WHAT THE TASK ASKS:
Extract only the first line of the listing and every line after it up to and including the one with "import pandas as pd". Omit the pictures.

GIVEN INFORMATION:
■ ■ ■ ■

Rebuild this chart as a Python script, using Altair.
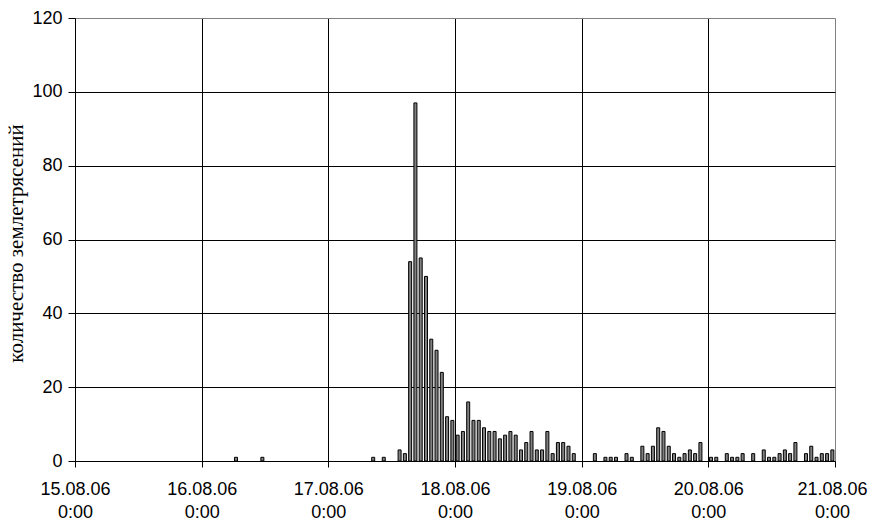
import altair as alt
import pandas as pd

# hour offset from 15.08.06 0:00, and earthquake counts per hour
hours = [30, 35, 56, 58, 61, 62, 63, 64, 65, 66, 67, 68, 69, 70, 71, 72, 73, 74,
         75, 76, 77, 78, 79, 80, 81, 82, 83, 84, 85, 86, 87, 88, 89, 90, 91, 92,
         93, 94, 98, 100, 101, 102, 104, 105, 107, 108, 109, 110, 111, 112, 113,
         114, 115, 116, 117, 118, 120, 121, 123, 124, 125, 126, 128, 130, 131,
         132, 133, 134, 135, 136, 138, 139, 140, 141, 142, 143]
counts = [1, 1, 1, 1, 3, 2, 54, 97, 55, 50, 33, 30, 24, 12, 11, 7, 8, 16,
          11, 11, 9, 8, 8, 6, 7, 8, 7, 3, 5, 8, 3, 3, 8, 2, 5, 5,
          4, 2, 2, 1, 1, 1, 2, 1, 4, 2, 4, 9, 8, 4, 2,
          1, 2, 3, 2, 5, 1, 1, 2, 1, 1, 2, 2, 3, 1,
          1, 2, 3, 2, 5, 2, 4, 1, 2, 2, 3]
day_labels = ["15.08.06", "16.08.06", "17.08.06", "18.08.06", "19.08.06",
              "20.08.06", "21.08.06"]
y_ticks = [0, 20, 40, 60, 80, 100, 120]

df = pd.DataFrame({"t": [h + 0.5 for h in hours], "n": counts})

label_arr = "[" + ",".join("'%s'" % d for d in day_labels) + "]"

chart = alt.Chart(df).mark_bar(
    size=3, color="#808080", stroke="black", strokeWidth=1
).encode(
    x=alt.X("t:Q",
            scale=alt.Scale(domain=[0, 144], nice=False, zero=False, padding=0),
            axis=alt.Axis(
                values=[0, 24, 48, 72, 96, 120, 144],
                labelExpr="[" + label_arr + "[round(datum.value/24)], '0:00']",
                title=None,
                grid=True,
                gridColor=alt.condition("datum.value == 144", alt.value("#808080"), alt.value("black")),
                gridOpacity=1,
                domainColor="black",
                tickColor="black",
                tickSize=6,
                labelPadding=13,
                labelOffset=alt.condition("datum.value == 144", alt.value(-3), alt.value(0)),
                labelFont="Liberation Sans",
                labelFontSize=18,
                labelColor="black",
                labelLineHeight=23,
                labelFlush=False,
                labelOverlap=False,
            )),
    y=alt.Y("n:Q",
            scale=alt.Scale(domain=[0, 120], nice=False),
            axis=alt.Axis(
                values=y_ticks,
                title="количество землетрясений",
                titleFont="Liberation Serif",
                titleFontSize=21,
                titleFontWeight="normal",
                titleColor="black",
                titleX=-59,
                titleY=225,
                titleAlign="center",
                titleBaseline="middle",
                titleAngle=270,
                grid=True,
                gridColor=alt.condition("datum.value == 120", alt.value("#808080"), alt.value("black")),
                gridOpacity=1,
                domainColor="black",
                tickColor="black",
                tickSize=7,
                labelPadding=6,
                labelFont="Liberation Sans",
                labelFontSize=18,
                labelColor="black",
            )),
).properties(
    width=760,
    height=443,
    autosize=alt.AutoSizeParams(type="none"),
    padding={"left": 67, "top": 10, "right": 34, "bottom": 59},
).configure_view(
    stroke="#808080", strokeWidth=1
).configure(background="white")

chart.save("out.html", embed_options={"renderer": "svg", "actions": False})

■ ■ ■ ■

THE RESULT:
Rebuild this chart as a Python script, using Altair.
import altair as alt
import pandas as pd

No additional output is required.